SHORT PROBLEM:
Extract every line of the material that holds the string "React".

####################

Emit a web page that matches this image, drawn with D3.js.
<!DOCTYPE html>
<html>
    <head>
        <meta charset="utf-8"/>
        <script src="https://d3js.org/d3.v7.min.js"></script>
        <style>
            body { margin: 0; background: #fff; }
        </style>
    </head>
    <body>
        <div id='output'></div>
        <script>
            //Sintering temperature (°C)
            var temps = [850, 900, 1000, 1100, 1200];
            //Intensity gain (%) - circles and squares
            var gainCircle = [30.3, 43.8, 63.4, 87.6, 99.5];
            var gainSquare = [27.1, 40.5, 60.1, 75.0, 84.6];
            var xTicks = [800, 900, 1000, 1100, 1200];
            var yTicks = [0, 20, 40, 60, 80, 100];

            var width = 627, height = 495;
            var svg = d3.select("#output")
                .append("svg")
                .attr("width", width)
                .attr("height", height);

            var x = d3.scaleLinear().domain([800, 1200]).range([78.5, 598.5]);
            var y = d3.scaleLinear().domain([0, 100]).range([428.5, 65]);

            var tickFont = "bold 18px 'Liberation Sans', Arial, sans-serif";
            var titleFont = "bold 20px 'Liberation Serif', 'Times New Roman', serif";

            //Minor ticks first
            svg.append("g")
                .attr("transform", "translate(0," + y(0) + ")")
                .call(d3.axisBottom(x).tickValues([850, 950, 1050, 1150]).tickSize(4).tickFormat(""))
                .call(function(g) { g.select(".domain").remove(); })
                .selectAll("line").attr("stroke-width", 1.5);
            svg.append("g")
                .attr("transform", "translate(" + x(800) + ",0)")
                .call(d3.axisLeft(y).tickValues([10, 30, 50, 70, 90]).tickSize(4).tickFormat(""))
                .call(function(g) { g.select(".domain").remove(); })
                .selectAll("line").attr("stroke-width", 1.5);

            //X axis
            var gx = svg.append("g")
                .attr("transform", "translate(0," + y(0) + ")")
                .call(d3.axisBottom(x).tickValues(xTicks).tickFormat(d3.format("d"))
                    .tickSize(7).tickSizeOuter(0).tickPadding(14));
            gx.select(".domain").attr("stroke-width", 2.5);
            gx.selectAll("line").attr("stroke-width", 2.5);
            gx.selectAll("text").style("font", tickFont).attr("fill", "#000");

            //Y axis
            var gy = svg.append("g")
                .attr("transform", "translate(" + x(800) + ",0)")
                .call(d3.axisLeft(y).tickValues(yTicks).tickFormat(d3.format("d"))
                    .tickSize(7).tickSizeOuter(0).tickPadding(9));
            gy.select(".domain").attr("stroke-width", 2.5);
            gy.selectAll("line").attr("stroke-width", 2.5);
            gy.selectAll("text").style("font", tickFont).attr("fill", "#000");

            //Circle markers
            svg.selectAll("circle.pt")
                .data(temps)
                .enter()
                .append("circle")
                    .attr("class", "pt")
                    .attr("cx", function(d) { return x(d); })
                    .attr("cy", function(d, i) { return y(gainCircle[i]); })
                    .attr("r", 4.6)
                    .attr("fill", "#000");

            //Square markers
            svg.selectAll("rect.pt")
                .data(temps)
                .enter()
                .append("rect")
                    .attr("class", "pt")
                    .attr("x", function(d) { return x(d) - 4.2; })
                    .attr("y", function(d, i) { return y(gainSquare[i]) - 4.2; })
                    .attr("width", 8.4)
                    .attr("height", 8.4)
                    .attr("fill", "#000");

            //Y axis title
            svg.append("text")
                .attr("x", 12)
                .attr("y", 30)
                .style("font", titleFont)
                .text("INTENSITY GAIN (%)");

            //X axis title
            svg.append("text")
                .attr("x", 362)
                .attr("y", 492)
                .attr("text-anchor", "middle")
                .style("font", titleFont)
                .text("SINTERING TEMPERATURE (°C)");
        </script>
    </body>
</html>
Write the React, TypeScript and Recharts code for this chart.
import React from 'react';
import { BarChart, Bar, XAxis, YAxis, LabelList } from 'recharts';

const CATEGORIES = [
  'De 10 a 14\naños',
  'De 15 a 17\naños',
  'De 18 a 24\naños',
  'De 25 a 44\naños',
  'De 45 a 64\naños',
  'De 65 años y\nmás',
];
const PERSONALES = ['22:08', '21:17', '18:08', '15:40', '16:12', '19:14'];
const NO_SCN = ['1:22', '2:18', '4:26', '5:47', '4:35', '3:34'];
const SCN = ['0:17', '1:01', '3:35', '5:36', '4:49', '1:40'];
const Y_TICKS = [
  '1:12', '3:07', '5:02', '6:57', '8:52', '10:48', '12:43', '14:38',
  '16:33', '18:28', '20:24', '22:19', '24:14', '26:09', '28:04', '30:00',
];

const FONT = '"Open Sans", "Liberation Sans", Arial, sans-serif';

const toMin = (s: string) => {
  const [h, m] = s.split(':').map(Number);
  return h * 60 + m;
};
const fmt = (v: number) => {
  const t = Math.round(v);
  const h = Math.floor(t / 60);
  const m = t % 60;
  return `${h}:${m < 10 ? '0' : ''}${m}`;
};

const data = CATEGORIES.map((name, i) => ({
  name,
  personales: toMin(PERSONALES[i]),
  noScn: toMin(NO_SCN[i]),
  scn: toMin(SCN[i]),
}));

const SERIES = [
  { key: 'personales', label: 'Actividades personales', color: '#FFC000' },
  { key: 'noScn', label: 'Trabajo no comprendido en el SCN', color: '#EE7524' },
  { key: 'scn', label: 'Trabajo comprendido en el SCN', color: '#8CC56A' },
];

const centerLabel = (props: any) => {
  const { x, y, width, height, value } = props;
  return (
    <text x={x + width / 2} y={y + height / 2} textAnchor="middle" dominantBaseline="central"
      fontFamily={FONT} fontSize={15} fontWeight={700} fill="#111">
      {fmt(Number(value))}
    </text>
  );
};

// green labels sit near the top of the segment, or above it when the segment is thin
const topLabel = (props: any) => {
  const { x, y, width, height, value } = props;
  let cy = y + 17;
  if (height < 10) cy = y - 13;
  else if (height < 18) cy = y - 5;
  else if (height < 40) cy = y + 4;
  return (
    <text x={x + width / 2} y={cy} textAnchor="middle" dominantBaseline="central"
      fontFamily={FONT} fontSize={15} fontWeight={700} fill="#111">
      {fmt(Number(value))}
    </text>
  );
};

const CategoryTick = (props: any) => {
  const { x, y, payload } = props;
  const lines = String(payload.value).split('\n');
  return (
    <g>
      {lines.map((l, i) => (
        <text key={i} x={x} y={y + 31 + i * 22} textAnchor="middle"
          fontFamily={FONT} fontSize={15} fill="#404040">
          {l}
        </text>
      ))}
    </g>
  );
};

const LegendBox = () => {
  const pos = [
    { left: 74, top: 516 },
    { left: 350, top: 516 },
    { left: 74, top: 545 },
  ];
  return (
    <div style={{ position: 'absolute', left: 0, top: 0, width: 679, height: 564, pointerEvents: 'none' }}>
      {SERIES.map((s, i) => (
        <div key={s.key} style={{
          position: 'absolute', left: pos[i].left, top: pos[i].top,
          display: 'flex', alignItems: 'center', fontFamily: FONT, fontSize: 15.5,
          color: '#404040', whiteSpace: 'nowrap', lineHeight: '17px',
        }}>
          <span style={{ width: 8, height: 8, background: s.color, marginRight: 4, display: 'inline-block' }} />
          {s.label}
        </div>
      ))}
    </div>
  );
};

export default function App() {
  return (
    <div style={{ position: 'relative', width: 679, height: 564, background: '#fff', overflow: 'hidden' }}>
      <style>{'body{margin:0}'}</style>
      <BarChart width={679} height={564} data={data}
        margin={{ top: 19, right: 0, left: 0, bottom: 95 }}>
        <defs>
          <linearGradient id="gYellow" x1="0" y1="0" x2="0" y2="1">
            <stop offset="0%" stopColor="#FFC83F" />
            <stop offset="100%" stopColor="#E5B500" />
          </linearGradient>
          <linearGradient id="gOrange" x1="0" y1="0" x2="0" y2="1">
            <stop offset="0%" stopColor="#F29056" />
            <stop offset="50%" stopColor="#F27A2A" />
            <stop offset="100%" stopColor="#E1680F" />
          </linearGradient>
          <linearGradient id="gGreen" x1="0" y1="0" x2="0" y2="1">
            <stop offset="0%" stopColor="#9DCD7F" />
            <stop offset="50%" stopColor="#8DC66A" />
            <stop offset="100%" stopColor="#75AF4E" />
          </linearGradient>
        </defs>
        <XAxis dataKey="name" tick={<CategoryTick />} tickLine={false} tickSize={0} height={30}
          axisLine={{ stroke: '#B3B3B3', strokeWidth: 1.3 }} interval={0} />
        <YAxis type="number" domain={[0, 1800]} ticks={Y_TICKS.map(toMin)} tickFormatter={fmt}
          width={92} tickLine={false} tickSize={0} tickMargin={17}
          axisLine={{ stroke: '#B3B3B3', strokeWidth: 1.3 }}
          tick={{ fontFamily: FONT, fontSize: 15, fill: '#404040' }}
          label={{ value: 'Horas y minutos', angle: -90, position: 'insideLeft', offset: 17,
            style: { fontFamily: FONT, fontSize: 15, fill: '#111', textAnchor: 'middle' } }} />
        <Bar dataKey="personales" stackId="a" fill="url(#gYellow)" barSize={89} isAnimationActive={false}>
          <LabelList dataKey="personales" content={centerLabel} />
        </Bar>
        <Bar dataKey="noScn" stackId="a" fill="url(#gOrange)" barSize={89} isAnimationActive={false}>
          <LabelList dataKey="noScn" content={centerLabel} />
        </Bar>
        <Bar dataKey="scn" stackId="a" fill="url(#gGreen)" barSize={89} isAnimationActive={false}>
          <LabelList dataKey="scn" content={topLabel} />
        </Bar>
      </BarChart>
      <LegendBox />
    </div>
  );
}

####################

RESULT OF THE EXERCISE:
Write the React, TypeScript and Recharts code for this chart.
import React from 'react';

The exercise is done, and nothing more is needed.